**Required task:**
Restate the data below word for word. Skip any images it contains.

**Collected data:**
__________________________________________________
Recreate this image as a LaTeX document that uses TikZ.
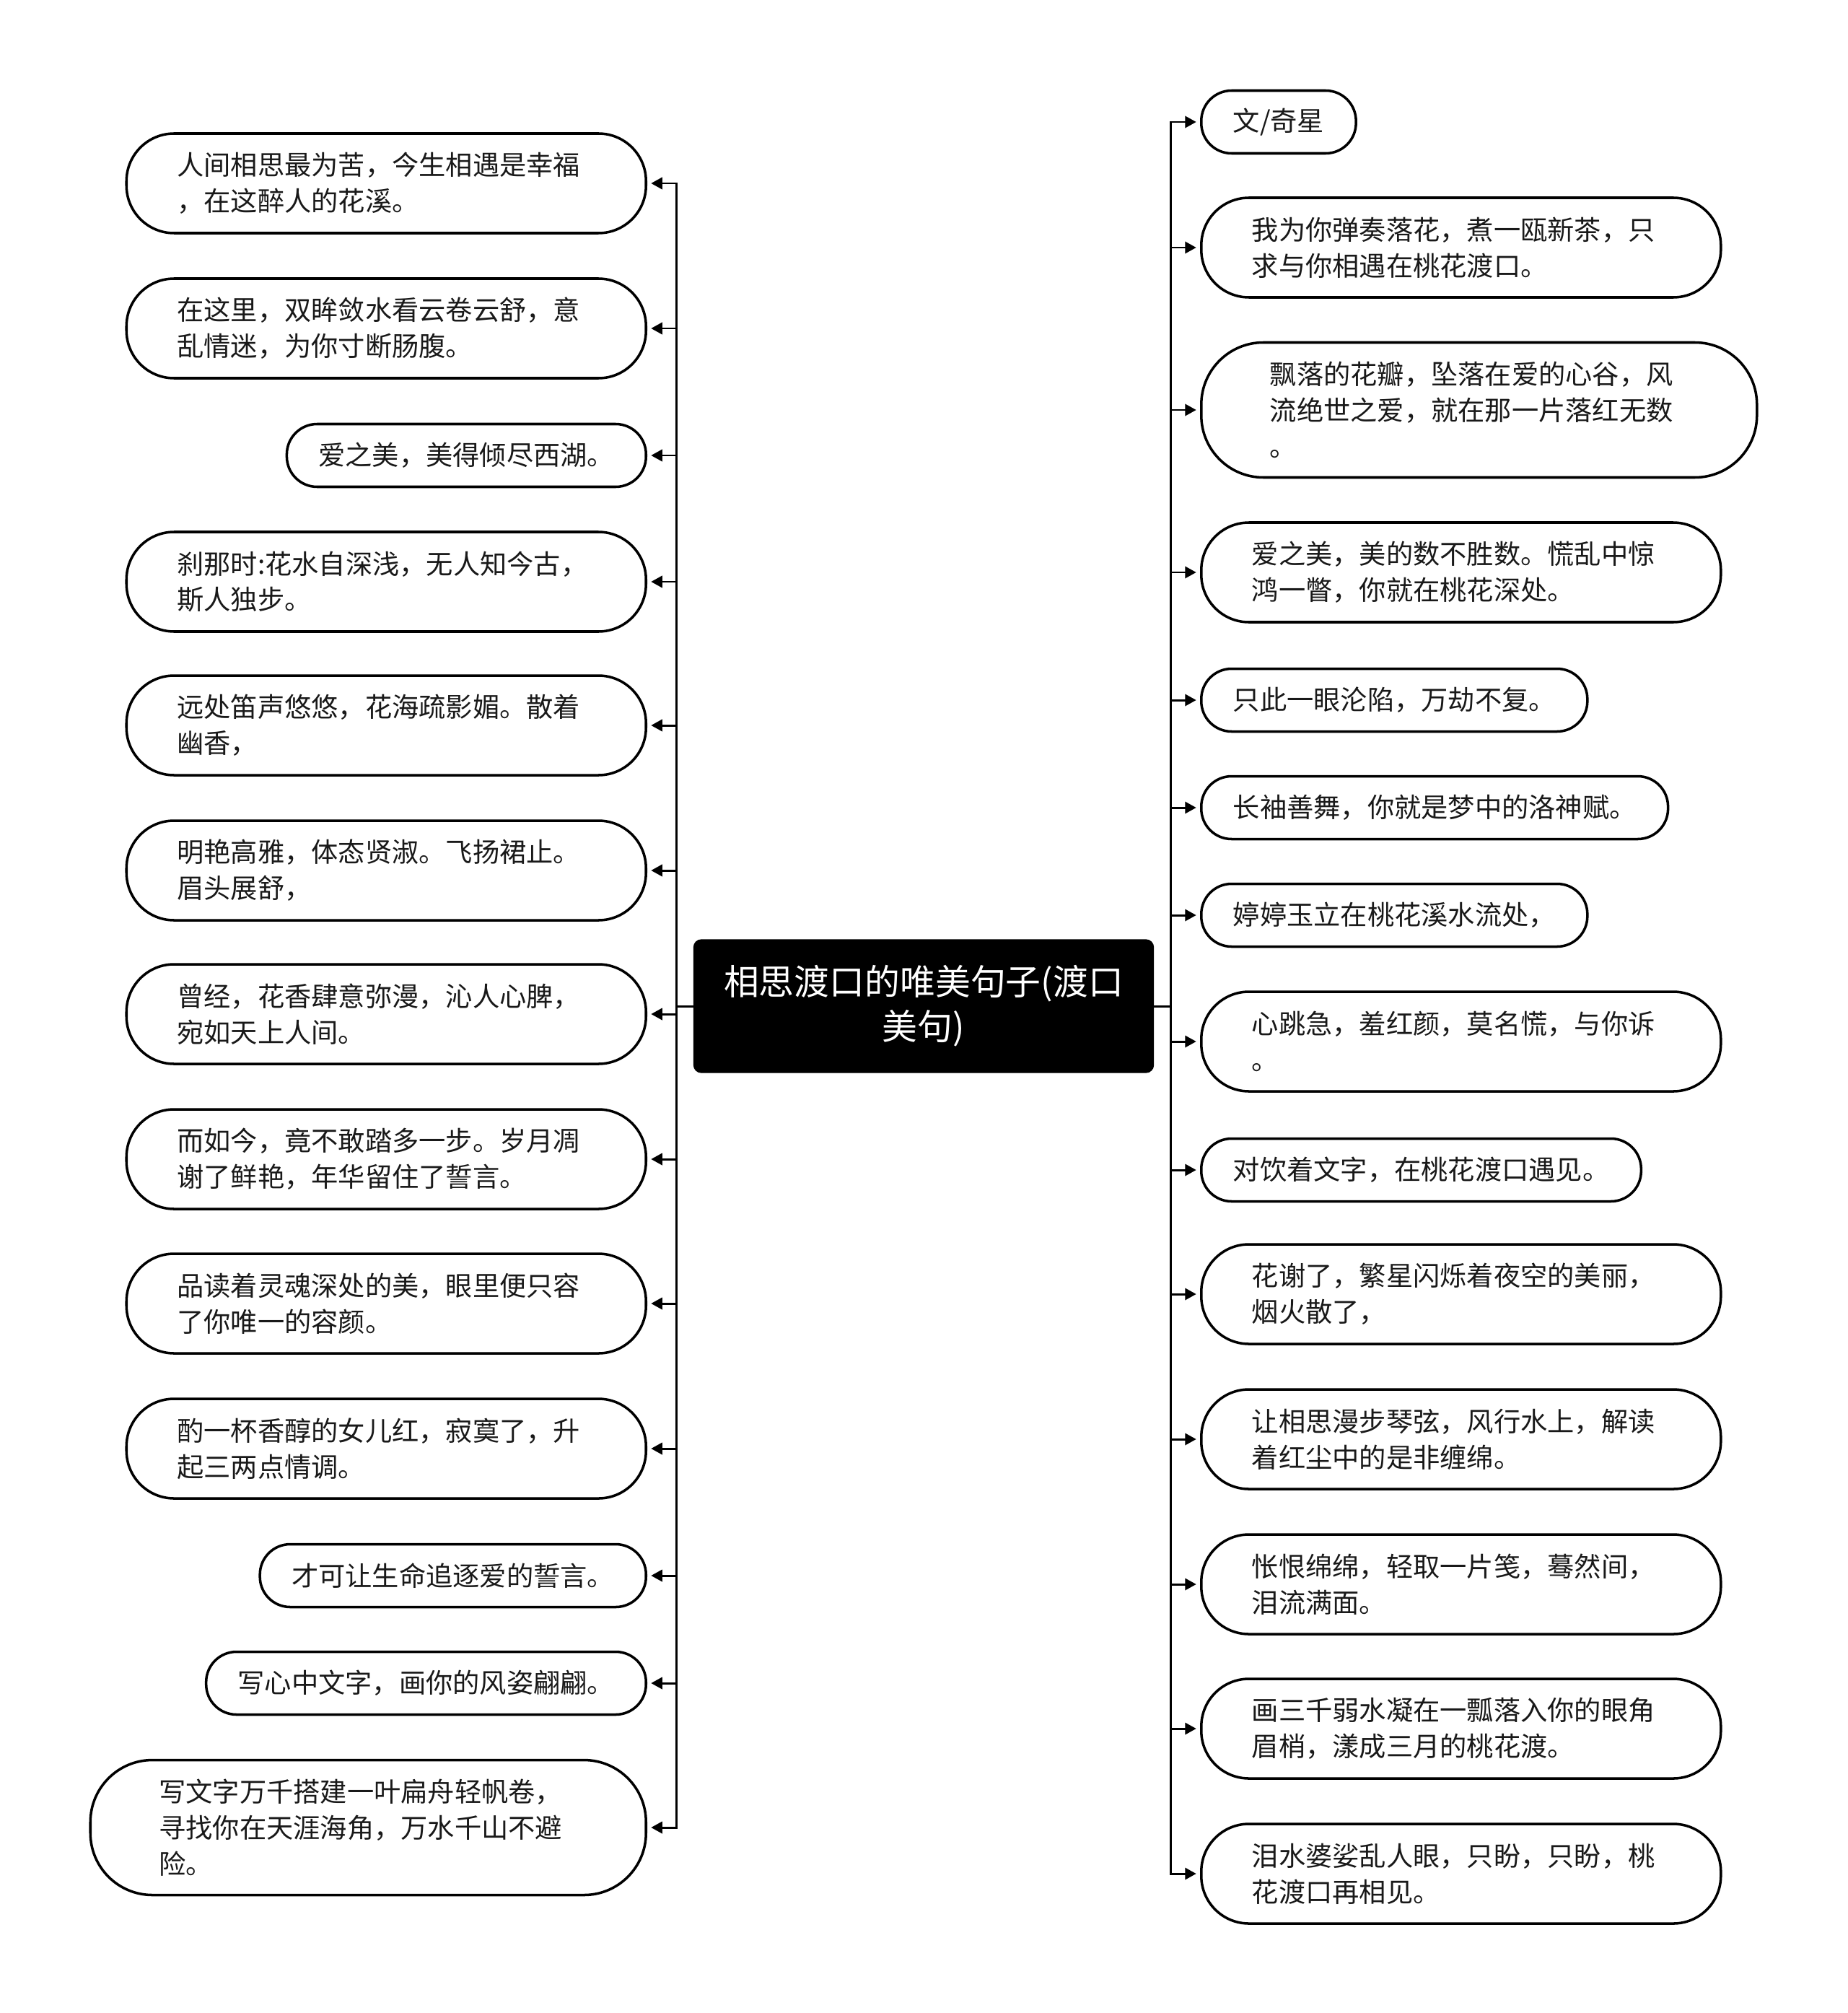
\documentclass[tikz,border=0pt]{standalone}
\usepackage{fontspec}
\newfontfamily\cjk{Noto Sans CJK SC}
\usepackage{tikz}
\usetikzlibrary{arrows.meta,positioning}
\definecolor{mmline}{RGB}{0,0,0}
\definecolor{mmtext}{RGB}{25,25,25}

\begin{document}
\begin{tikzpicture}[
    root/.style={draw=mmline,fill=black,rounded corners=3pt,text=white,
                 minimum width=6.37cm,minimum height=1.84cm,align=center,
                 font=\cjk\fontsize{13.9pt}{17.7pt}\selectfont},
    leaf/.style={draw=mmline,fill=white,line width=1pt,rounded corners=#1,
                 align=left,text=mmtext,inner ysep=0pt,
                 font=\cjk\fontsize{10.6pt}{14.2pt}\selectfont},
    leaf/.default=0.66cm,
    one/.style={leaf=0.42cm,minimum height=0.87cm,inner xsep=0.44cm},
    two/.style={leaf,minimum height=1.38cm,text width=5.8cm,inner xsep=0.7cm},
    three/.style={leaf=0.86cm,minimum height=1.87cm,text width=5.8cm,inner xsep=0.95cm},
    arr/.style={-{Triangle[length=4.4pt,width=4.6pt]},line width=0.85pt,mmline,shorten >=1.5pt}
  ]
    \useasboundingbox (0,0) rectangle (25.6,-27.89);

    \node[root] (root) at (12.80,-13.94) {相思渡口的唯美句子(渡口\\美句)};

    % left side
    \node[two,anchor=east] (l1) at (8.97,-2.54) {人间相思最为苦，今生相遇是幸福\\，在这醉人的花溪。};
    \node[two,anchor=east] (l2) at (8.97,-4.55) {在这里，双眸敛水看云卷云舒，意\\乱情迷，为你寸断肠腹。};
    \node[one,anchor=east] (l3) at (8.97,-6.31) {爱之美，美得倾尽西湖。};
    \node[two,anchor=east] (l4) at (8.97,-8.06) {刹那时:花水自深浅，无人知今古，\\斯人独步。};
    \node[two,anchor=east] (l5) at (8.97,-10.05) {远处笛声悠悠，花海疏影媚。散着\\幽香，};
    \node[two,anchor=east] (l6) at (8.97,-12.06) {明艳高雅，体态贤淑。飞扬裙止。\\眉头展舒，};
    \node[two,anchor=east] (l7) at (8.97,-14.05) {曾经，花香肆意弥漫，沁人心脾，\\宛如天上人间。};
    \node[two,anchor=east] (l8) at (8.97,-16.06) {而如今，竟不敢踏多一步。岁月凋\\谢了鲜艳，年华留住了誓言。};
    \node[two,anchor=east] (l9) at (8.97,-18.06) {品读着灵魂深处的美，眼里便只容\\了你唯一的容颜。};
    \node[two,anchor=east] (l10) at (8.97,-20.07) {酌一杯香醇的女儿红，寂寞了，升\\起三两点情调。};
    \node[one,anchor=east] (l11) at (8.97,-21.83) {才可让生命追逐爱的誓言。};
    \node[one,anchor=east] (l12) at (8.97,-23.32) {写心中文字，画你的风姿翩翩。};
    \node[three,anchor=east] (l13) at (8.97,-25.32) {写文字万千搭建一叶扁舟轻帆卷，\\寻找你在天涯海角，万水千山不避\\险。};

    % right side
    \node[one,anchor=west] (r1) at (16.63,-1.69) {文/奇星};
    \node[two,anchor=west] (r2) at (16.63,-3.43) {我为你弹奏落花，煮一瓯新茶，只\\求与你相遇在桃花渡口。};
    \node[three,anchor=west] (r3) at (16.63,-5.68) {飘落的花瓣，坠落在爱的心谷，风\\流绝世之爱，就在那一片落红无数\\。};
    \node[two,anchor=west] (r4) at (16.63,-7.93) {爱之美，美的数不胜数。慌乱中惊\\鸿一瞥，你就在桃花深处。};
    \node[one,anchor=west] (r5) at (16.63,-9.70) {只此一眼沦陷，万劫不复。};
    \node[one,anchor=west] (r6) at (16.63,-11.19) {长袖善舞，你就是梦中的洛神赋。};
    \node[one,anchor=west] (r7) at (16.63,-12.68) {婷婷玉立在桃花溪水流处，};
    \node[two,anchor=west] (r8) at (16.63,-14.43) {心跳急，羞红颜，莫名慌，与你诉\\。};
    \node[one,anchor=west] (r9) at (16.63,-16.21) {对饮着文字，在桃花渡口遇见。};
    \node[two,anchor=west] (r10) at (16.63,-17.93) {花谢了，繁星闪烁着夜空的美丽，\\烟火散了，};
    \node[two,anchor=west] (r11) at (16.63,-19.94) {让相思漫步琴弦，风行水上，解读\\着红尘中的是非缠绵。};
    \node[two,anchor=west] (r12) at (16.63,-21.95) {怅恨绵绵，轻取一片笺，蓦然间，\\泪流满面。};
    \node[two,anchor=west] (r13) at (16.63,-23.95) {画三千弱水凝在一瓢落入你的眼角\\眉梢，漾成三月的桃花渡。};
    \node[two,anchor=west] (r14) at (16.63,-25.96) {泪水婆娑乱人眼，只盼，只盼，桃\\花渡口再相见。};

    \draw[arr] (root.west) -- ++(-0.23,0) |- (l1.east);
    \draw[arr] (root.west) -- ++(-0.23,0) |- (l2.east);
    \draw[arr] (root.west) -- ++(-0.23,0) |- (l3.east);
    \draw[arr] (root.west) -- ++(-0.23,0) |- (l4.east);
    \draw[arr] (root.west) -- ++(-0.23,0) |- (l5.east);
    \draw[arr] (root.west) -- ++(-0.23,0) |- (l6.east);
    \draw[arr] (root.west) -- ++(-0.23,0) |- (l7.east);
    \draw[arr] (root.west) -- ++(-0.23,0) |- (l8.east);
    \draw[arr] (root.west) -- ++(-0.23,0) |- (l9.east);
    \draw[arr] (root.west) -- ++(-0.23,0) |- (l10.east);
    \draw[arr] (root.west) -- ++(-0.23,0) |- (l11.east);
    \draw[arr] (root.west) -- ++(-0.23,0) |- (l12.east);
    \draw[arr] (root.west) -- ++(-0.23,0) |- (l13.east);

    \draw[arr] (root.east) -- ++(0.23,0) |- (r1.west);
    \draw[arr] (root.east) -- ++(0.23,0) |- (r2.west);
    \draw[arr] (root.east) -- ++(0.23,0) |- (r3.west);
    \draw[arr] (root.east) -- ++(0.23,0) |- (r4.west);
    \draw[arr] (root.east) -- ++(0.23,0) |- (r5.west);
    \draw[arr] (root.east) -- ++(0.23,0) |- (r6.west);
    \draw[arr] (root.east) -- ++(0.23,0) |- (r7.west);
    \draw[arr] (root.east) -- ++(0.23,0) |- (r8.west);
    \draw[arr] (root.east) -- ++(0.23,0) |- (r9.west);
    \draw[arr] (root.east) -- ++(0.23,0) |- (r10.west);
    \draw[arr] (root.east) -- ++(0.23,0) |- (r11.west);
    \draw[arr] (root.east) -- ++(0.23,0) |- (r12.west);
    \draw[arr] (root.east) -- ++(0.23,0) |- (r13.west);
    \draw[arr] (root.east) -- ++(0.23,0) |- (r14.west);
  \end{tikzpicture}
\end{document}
__________________________________________________
**Result of this task:**
Recreate this image as a LaTeX document that uses TikZ.
\documentclass[tikz,border=0pt]{standalone}
\usepackage{fontspec}
\newfontfamily\cjk{Noto Sans CJK SC}
\usepackage{tikz}
\usetikzlibrary{arrows.meta,positioning}
\definecolor{mmline}{RGB}{0,0,0}
\definecolor{mmtext}{RGB}{25,25,25}

\begin{document}
\begin{tikzpicture}[
    root/.style={draw=mmline,fill=black,rounded corners=3pt,text=white,
                 minimum width=6.37cm,minimum height=1.84cm,align=center,
                 font=\cjk\fontsize{13.9pt}{17.7pt}\selectfont},
    leaf/.style={draw=mmline,fill=white,line width=1pt,rounded corners=#1,
                 align=left,text=mmtext,inner ysep=0pt,
                 font=\cjk\fontsize{10.6pt}{14.2pt}\selectfont},
    leaf/.default=0.66cm,
    one/.style={leaf=0.42cm,minimum height=0.87cm,inner xsep=0.44cm},
    two/.style={leaf,minimum height=1.38cm,text width=5.8cm,inner xsep=0.7cm},
    three/.style={leaf=0.86cm,minimum height=1.87cm,text width=5.8cm,inner xsep=0.95cm},
    arr/.style={-{Triangle[length=4.4pt,width=4.6pt]},line width=0.85pt,mmline,shorten >=1.5pt}
  ]
    \useasboundingbox (0,0) rectangle (25.6,-27.89);

    \node[root] (root) at (12.80,-13.94) {相思渡口的唯美句子(渡口\\美句)};

    % left side
    \node[two,anchor=east] (l1) at (8.97,-2.54) {人间相思最为苦，今生相遇是幸福\\，在这醉人的花溪。};
    \node[two,anchor=east] (l2) at (8.97,-4.55) {在这里，双眸敛水看云卷云舒，意\\乱情迷，为你寸断肠腹。};
    \node[one,anchor=east] (l3) at (8.97,-6.31) {爱之美，美得倾尽西湖。};
    \node[two,anchor=east] (l4) at (8.97,-8.06) {刹那时:花水自深浅，无人知今古，\\斯人独步。};
    \node[two,anchor=east] (l5) at (8.97,-10.05) {远处笛声悠悠，花海疏影媚。散着\\幽香，};
    \node[two,anchor=east] (l6) at (8.97,-12.06) {明艳高雅，体态贤淑。飞扬裙止。\\眉头展舒，};
    \node[two,anchor=east] (l7) at (8.97,-14.05) {曾经，花香肆意弥漫，沁人心脾，\\宛如天上人间。};
    \node[two,anchor=east] (l8) at (8.97,-16.06) {而如今，竟不敢踏多一步。岁月凋\\谢了鲜艳，年华留住了誓言。};
    \node[two,anchor=east] (l9) at (8.97,-18.06) {品读着灵魂深处的美，眼里便只容\\了你唯一的容颜。};
    \node[two,anchor=east] (l10) at (8.97,-20.07) {酌一杯香醇的女儿红，寂寞了，升\\起三两点情调。};
    \node[one,anchor=east] (l11) at (8.97,-21.83) {才可让生命追逐爱的誓言。};
    \node[one,anchor=east] (l12) at (8.97,-23.32) {写心中文字，画你的风姿翩翩。};
    \node[three,anchor=east] (l13) at (8.97,-25.32) {写文字万千搭建一叶扁舟轻帆卷，\\寻找你在天涯海角，万水千山不避\\险。};

    % right side
    \node[one,anchor=west] (r1) at (16.63,-1.69) {文/奇星};
    \node[two,anchor=west] (r2) at (16.63,-3.43) {我为你弹奏落花，煮一瓯新茶，只\\求与你相遇在桃花渡口。};
    \node[three,anchor=west] (r3) at (16.63,-5.68) {飘落的花瓣，坠落在爱的心谷，风\\流绝世之爱，就在那一片落红无数\\。};
    \node[two,anchor=west] (r4) at (16.63,-7.93) {爱之美，美的数不胜数。慌乱中惊\\鸿一瞥，你就在桃花深处。};
    \node[one,anchor=west] (r5) at (16.63,-9.70) {只此一眼沦陷，万劫不复。};
    \node[one,anchor=west] (r6) at (16.63,-11.19) {长袖善舞，你就是梦中的洛神赋。};
    \node[one,anchor=west] (r7) at (16.63,-12.68) {婷婷玉立在桃花溪水流处，};
    \node[two,anchor=west] (r8) at (16.63,-14.43) {心跳急，羞红颜，莫名慌，与你诉\\。};
    \node[one,anchor=west] (r9) at (16.63,-16.21) {对饮着文字，在桃花渡口遇见。};
    \node[two,anchor=west] (r10) at (16.63,-17.93) {花谢了，繁星闪烁着夜空的美丽，\\烟火散了，};
    \node[two,anchor=west] (r11) at (16.63,-19.94) {让相思漫步琴弦，风行水上，解读\\着红尘中的是非缠绵。};
    \node[two,anchor=west] (r12) at (16.63,-21.95) {怅恨绵绵，轻取一片笺，蓦然间，\\泪流满面。};
    \node[two,anchor=west] (r13) at (16.63,-23.95) {画三千弱水凝在一瓢落入你的眼角\\眉梢，漾成三月的桃花渡。};
    \node[two,anchor=west] (r14) at (16.63,-25.96) {泪水婆娑乱人眼，只盼，只盼，桃\\花渡口再相见。};

    \draw[arr] (root.west) -- ++(-0.23,0) |- (l1.east);
    \draw[arr] (root.west) -- ++(-0.23,0) |- (l2.east);
    \draw[arr] (root.west) -- ++(-0.23,0) |- (l3.east);
    \draw[arr] (root.west) -- ++(-0.23,0) |- (l4.east);
    \draw[arr] (root.west) -- ++(-0.23,0) |- (l5.east);
    \draw[arr] (root.west) -- ++(-0.23,0) |- (l6.east);
    \draw[arr] (root.west) -- ++(-0.23,0) |- (l7.east);
    \draw[arr] (root.west) -- ++(-0.23,0) |- (l8.east);
    \draw[arr] (root.west) -- ++(-0.23,0) |- (l9.east);
    \draw[arr] (root.west) -- ++(-0.23,0) |- (l10.east);
    \draw[arr] (root.west) -- ++(-0.23,0) |- (l11.east);
    \draw[arr] (root.west) -- ++(-0.23,0) |- (l12.east);
    \draw[arr] (root.west) -- ++(-0.23,0) |- (l13.east);

    \draw[arr] (root.east) -- ++(0.23,0) |- (r1.west);
    \draw[arr] (root.east) -- ++(0.23,0) |- (r2.west);
    \draw[arr] (root.east) -- ++(0.23,0) |- (r3.west);
    \draw[arr] (root.east) -- ++(0.23,0) |- (r4.west);
    \draw[arr] (root.east) -- ++(0.23,0) |- (r5.west);
    \draw[arr] (root.east) -- ++(0.23,0) |- (r6.west);
    \draw[arr] (root.east) -- ++(0.23,0) |- (r7.west);
    \draw[arr] (root.east) -- ++(0.23,0) |- (r8.west);
    \draw[arr] (root.east) -- ++(0.23,0) |- (r9.west);
    \draw[arr] (root.east) -- ++(0.23,0) |- (r10.west);
    \draw[arr] (root.east) -- ++(0.23,0) |- (r11.west);
    \draw[arr] (root.east) -- ++(0.23,0) |- (r12.west);
    \draw[arr] (root.east) -- ++(0.23,0) |- (r13.west);
    \draw[arr] (root.east) -- ++(0.23,0) |- (r14.west);
  \end{tikzpicture}
\end{document}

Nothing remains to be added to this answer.